Cu₂ZnSiTe₄: A Potential Thermoelectric Material with Promising Electronic Transport

Transition metal-based quaternary chalcogenides have attracted a lot of interest for a variety of renewable energy applications, especially thermoelectrics (TE). Although this class of compounds have low symmetry and complex structure which contribute to low lattice thermal conductivity, achieving a high figure of merit (ZT), is still a challenge for this class of materials for use in TE applications due to low values of power factor. Here, we used first-principles calculation to study the TE properties of a novel system, Cu₂ZnSiTe₄, with promising electronic transport. The heavy chalcogen ‘Te’ atom, contributes to the comparatively low bandgap of 0.58 eV. This results in a promising power factor of 3.95 (n-type) and 3.06 (p-type) mWm⁻¹K⁻² at 900 K, together with a favourable electronic band topology.

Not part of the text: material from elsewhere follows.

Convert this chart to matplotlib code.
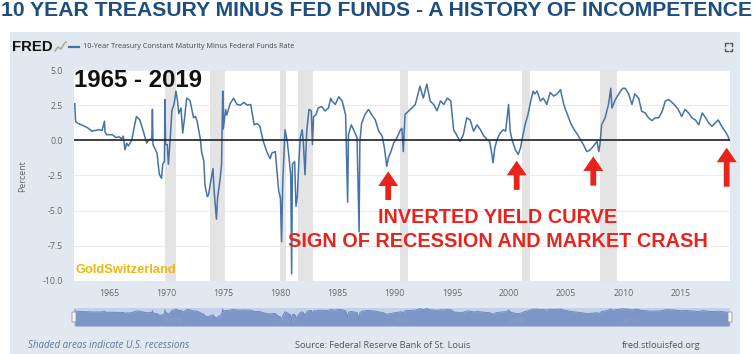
import matplotlib
matplotlib.use('Agg')
import matplotlib.pyplot as plt
from matplotlib.patches import Rectangle, FancyBboxPatch
from matplotlib.lines import Line2D

# 10-Year Treasury minus Fed Funds (decimal year, percent)
years = [
    1962.00, 1962.08, 1962.30, 1962.60, 1963.00, 1963.20, 1963.50, 1963.80, 1964.10, 1964.40,
    1964.60, 1964.65, 1964.80, 1965.30, 1965.60, 1965.90, 1966.10, 1966.25, 1966.40, 1966.55,
    1966.70, 1967.00, 1967.20, 1967.40, 1967.70, 1968.00, 1968.30, 1968.50, 1968.75, 1968.80,
    1968.85, 1969.20, 1969.40, 1969.60, 1969.70, 1969.85, 1969.90, 1969.95, 1970.10, 1970.20,
    1970.40, 1970.50, 1970.70, 1970.86, 1971.00, 1971.10, 1971.30, 1971.45, 1971.60, 1971.80,
    1972.00, 1972.10, 1972.40, 1972.56, 1972.70, 1973.00, 1973.10, 1973.30, 1973.40, 1973.60,
    1973.70, 1973.95, 1974.10, 1974.20, 1974.40, 1974.50, 1974.70, 1974.85, 1974.95, 1975.00,
    1975.20, 1975.30, 1975.60, 1975.90, 1976.20, 1976.50, 1976.80, 1977.10, 1977.40, 1977.70,
    1977.95, 1978.20, 1978.50, 1978.80, 1979.10, 1979.25, 1979.55, 1979.85, 1980.00, 1980.10,
    1980.20, 1980.40, 1980.60, 1980.90, 1980.98, 1981.05, 1981.24, 1981.36, 1981.48, 1981.60,
    1981.74, 1981.90, 1982.00, 1982.15, 1982.30, 1982.50, 1982.70, 1982.80, 1982.90, 1983.10,
    1983.30, 1983.60, 1983.90, 1984.20, 1984.40, 1984.50, 1984.80, 1985.10, 1985.40, 1985.70,
    1985.88, 1985.95, 1986.20, 1986.40, 1986.70, 1986.88, 1986.95, 1987.10, 1987.40, 1987.70,
    1988.00, 1988.30, 1988.60, 1988.90, 1989.10, 1989.30, 1989.46, 1989.67, 1989.90, 1990.20,
    1990.50, 1990.63, 1990.75, 1990.90, 1991.20, 1991.50, 1991.80, 1992.10, 1992.20, 1992.50,
    1992.80, 1993.10, 1993.40, 1993.70, 1994.00, 1994.30, 1994.60, 1994.90, 1995.15, 1995.40,
    1995.70, 1996.00, 1996.30, 1996.60, 1996.90, 1997.20, 1997.50, 1997.80, 1998.10, 1998.30,
    1998.50, 1998.60, 1998.75, 1998.95, 1999.20, 1999.50, 1999.70, 1999.96, 2000.10, 2000.26,
    2000.55, 2000.80, 2001.00, 2001.20, 2001.40, 2001.66, 2001.90, 2002.10, 2002.24, 2002.45,
    2002.74, 2003.00, 2003.30, 2003.60, 2003.90, 2004.20, 2004.50, 2004.80, 2005.10, 2005.40,
    2005.70, 2006.00, 2006.24, 2006.50, 2006.80, 2007.10, 2007.40, 2007.70, 2007.85, 2007.95,
    2008.10, 2008.40, 2008.70, 2008.90, 2009.00, 2009.30, 2009.60, 2009.94, 2010.17, 2010.46,
    2010.75, 2011.00, 2011.34, 2011.60, 2011.90, 2012.20, 2012.50, 2012.80, 2013.10, 2013.40,
    2013.67, 2013.96, 2014.25, 2014.50, 2014.80, 2015.10, 2015.40, 2015.70, 2016.00, 2016.30,
    2016.60, 2016.90, 2017.20, 2017.50, 2017.76, 2018.00, 2018.30, 2018.60, 2018.90, 2019.15,
    2019.27,
]
spread = [
    2.60, 1.35, 1.20, 1.10, 0.95, 0.85, 0.65, 0.70, 0.76, 0.70,
    1.36, 0.60, 0.40, 0.40, 0.20, 0.25, 0.10, 0.30, -0.67, -0.20,
    -0.40, 0.05, 0.90, 1.70, 1.45, 0.65, -0.20, 0.05, 0.10, 2.20,
    -0.30, -0.90, -2.40, -2.70, -1.70, -1.50, 2.90, -0.30, -0.30, -1.70,
    0.65, 2.10, 2.60, 3.50, 2.80, 1.90, 2.30, 0.52, 1.50, 3.00,
    2.90, 2.80, 1.60, 1.70, 1.40, 0.05, -0.80, -1.50, -3.20, -4.00,
    -3.90, -2.70, -2.00, -3.60, -5.60, -4.10, -2.90, -1.70, 3.50, 0.80,
    2.20, 1.80, 2.60, 3.00, 2.55, 2.50, 2.70, 2.50, 2.55, 1.10,
    1.20, 1.00, -0.07, -0.80, -1.30, -0.90, -0.80, -3.60, -4.10, -7.20,
    -3.00, 0.75, -0.07, -2.45, -9.50, -1.70, -1.50, -4.70, -4.00, -1.70,
    0.20, 0.75, -0.07, -2.45, 0.65, 2.20, 2.10, -0.30, 1.70, 1.80,
    2.30, 2.40, 2.10, 2.30, 3.00, 2.80, 2.55, 3.10, 2.80, 1.80,
    -4.40, 0.40, 1.10, 0.75, 0.20, -6.50, -0.10, 1.20, 1.84, 2.20,
    1.80, 1.45, 0.65, 0.30, -0.55, -1.85, -1.20, -0.80, -0.20, 0.20,
    0.75, 0.85, -0.80, 1.84, 2.07, 2.30, 2.55, 3.50, 3.85, 3.00,
    4.00, 2.80, 2.55, 2.10, 2.80, 2.55, 3.00, 2.80, 0.75, 0.40,
    -0.07, 0.40, 1.60, 1.45, 0.65, 1.10, 0.75, 0.30, 0.05, -0.07,
    -1.00, -1.60, -0.55, 0.05, 0.50, 0.75, 0.65, 2.55, 0.65, 0.05,
    -0.67, -1.00, -0.55, 0.30, 1.10, 1.84, 2.80, 3.50, 3.30, 3.50,
    2.80, 3.00, 2.55, 3.40, 3.15, 3.30, 3.60, 2.50, 1.84, 1.20,
    0.75, 0.40, 0.05, -0.30, -0.80, -0.67, -0.40, -0.07, -0.80, -0.30,
    1.10, 1.60, 2.55, 3.70, 2.30, 2.90, 3.30, 3.70, 3.70, 3.30,
    2.55, 3.30, 3.00, 2.07, 1.95, 1.60, 1.40, 1.60, 1.60, 2.07,
    2.80, 2.90, 2.70, 2.50, 2.20, 1.70, 2.20, 1.95, 1.60, 1.45,
    1.10, 1.95, 1.60, 1.20, 1.00, 1.20, 1.45, 1.00, 0.65, 0.30,
    0.00,
]

# NBER recessions (start, end)
rec_start = [1969.92, 1973.83, 1980.00, 1981.50, 1990.50, 2001.17, 2007.92]
rec_end = [1970.83, 1975.17, 1980.50, 1982.83, 1991.17, 2001.83, 2009.42]

x_ticks = [1965, 1970, 1975, 1980, 1985, 1990, 1995, 2000, 2005, 2010, 2015]
y_ticks = [5.0, 2.5, 0.0, -2.5, -5.0, -7.5, -10.0]

# inverted-curve arrows: (x, tip, base)
arrow_x = [1989.43, 2000.67, 2007.37, 2019.04]
arrow_tip = [-2.21, -1.45, -1.14, -0.52]
arrow_base = [-4.24, -3.52, -3.22, -3.30]

W, H = 754, 354
blue = '#4572a7'
red = '#e8231b'
panel = '#e1e8f0'

fig = plt.figure(figsize=(W / 100, H / 100), dpi=100)
fig.patch.set_facecolor('white')

def fx(px):
    return px / W

def fy(py):
    return 1 - py / H

# grey-blue FRED panel
fig.patches.append(Rectangle((fx(10), 0), fx(730), 1 - 32 / H, transform=fig.transFigure,
                             facecolor=panel, edgecolor='none', zorder=-5))

fig.text(0.5, fy(11), '10 YEAR TREASURY MINUS FED FUNDS - A HISTORY OF INCOMPETENCE',
         ha='center', va='center', fontsize=15.2, fontweight='bold',
         family='Liberation Sans', color='#1d4e7f')

# header
fig.text(fx(12), fy(47), 'FRED', ha='left', va='center', fontsize=10.7,
         fontweight='heavy', family='Liberation Sans', color='#111111')
fig.lines.append(Line2D([fx(55), fx(58), fx(61), fx(64), fx(66)],
                        [fy(51), fy(47), fy(49), fy(44), fy(42)],
                        transform=fig.transFigure, color='#9fb59a', lw=1.2))
fig.lines.append(Line2D([fx(69), fx(79)], [fy(47), fy(47)], transform=fig.transFigure,
                        color=blue, lw=1.6))
fig.text(fx(83), fy(47), '10-Year Treasury Constant Maturity Minus Federal Funds Rate',
         ha='left', va='center', fontsize=5.2, family='Open Sans', color='#444444')
for cx, cy, dx, dy in [(725, 43, 1, 1), (732, 43, -1, 1), (725, 51, 1, -1), (732, 51, -1, -1)]:
    fig.lines.append(Line2D([fx(cx + 2.5 * dx), fx(cx), fx(cx)],
                            [fy(cy), fy(cy), fy(cy + 2.5 * dy)],
                            transform=fig.transFigure, color='#555555', lw=1.0))

# main chart
ax = fig.add_axes([fx(74), fy(281), fx(656), (281 - 70) / H])
ax.set_facecolor('white')
for s, e in zip(rec_start, rec_end):
    ax.axvspan(s, e, color='#e4e4e4', lw=0, zorder=1)
ax.plot(years, spread, color=blue, lw=1.1, zorder=3)
ax.axhline(0, color='#222222', lw=1.2, zorder=4)
ax.set_xlim(1961.94, 2019.33)
ax.set_ylim(-10, 5)
ax.set_xticks(x_ticks)
ax.set_yticks(y_ticks)
ax.set_yticklabels([f'{v:.1f}' for v in y_ticks])
ax.grid(axis='y', color='#ececec', lw=0.8, zorder=0)
ax.set_axisbelow(True)
for sp in ax.spines.values():
    sp.set_visible(False)
ax.tick_params(length=0, labelsize=6.3, labelcolor='#666666')
ax.tick_params(axis='x', pad=6)
ax.tick_params(axis='y', pad=8)
for lab in ax.get_xticklabels() + ax.get_yticklabels():
    lab.set_family('Open Sans')
fig.text(fx(23), fy(176), 'Percent', rotation=90, ha='center', va='center',
         fontsize=6.3, family='Open Sans', color='#666666')

ax.text(0.0, 1 - (87 - 70) / 211, '1965 - 2019', transform=ax.transAxes, ha='left',
        va='baseline', fontsize=17.3, fontweight='bold', family='Liberation Sans',
        color='#111111', zorder=6)
ax.text(2 / 656, (281 - 273) / 211, 'GoldSwitzerland', transform=ax.transAxes,
        ha='left', va='baseline', fontsize=9.3, fontweight='bold',
        family='Liberation Sans', color='#f0b513', zorder=6)
ax.text(1988.53, (140.7 - 223) / 14, 'INVERTED YIELD CURVE', ha='left', va='baseline',
        fontsize=14.3, fontweight='bold', family='Liberation Sans', color=red, zorder=6)
ax.text(1980.66, (140.7 - 247) / 14, 'SIGN OF RECESSION AND MARKET CRASH', ha='left',
        va='baseline', fontsize=14.3, fontweight='bold', family='Liberation Sans',
        color=red, zorder=6)
for x, tip, base in zip(arrow_x, arrow_tip, arrow_base):
    ax.annotate('', xy=(x, tip), xytext=(x, base), annotation_clip=False,
                arrowprops=dict(facecolor=red, edgecolor='none', width=4.2,
                                headwidth=14.4, headlength=10.5, shrink=0), zorder=7)

# navigator strip
nav = fig.add_axes([fx(74), fy(326), fx(656), 18 / H])
nav.set_facecolor('#c3d2e9')
nav.fill_between(years, spread, -13, color='#7b96c7', lw=0)
nav.plot(years, spread, color='#6684b9', lw=0.6)
nav.set_xlim(1961.94, 2019.33)
nav.set_ylim(-13, 4.5)
nav.set_xticks([])
nav.set_yticks([])
for sp in nav.spines.values():
    sp.set_visible(False)
for yr in [1970, 1980, 1990, 2000, 2010]:
    nav.text(yr + 0.6, -9.0, str(yr), ha='center', va='center', fontsize=5.5,
             family='Open Sans', color='#8aa0c8')
for hx in [74, 730]:
    fig.patches.append(FancyBboxPatch((fx(hx - 2), fy(322)), fx(4), 10 / H,
                                      boxstyle='round,pad=0', transform=fig.transFigure,
                                      facecolor='#f4f4f4', edgecolor='#999999', lw=0.6,
                                      zorder=5))

# footer
fig.text(fx(28), fy(345), 'Shaded areas indicate U.S. recessions', ha='left', va='center',
         fontsize=7.0, style='italic', family='Open Sans', color='#5b77a0')
fig.text(fx(383), fy(345), 'Source: Federal Reserve Bank of St. Louis', ha='center',
         va='center', fontsize=6.7, family='Open Sans', color='#555555')
fig.text(fx(700), fy(345), 'fred.stlouisfed.org', ha='right', va='center',
         fontsize=6.7, family='Open Sans', color='#555555')

fig.savefig('out.png', dpi=100)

Additionally, ‘Te’ atoms are responsible for the mixing of the optical and acoustic phonon branches, which at high temperature results in low lattice thermal conductivity (about 0.7 mWm⁻¹K⁻¹). The compound yields a promising TE figure of merit (ZT ∼2.67 (n-type) and ∼2.11 (p-type) at 900 K. We predict Cu₂ZnSiTe₄ as a viable option for TE applications. We believe our study will motivate experimentalists to explore this compound for future investigation for TE applications.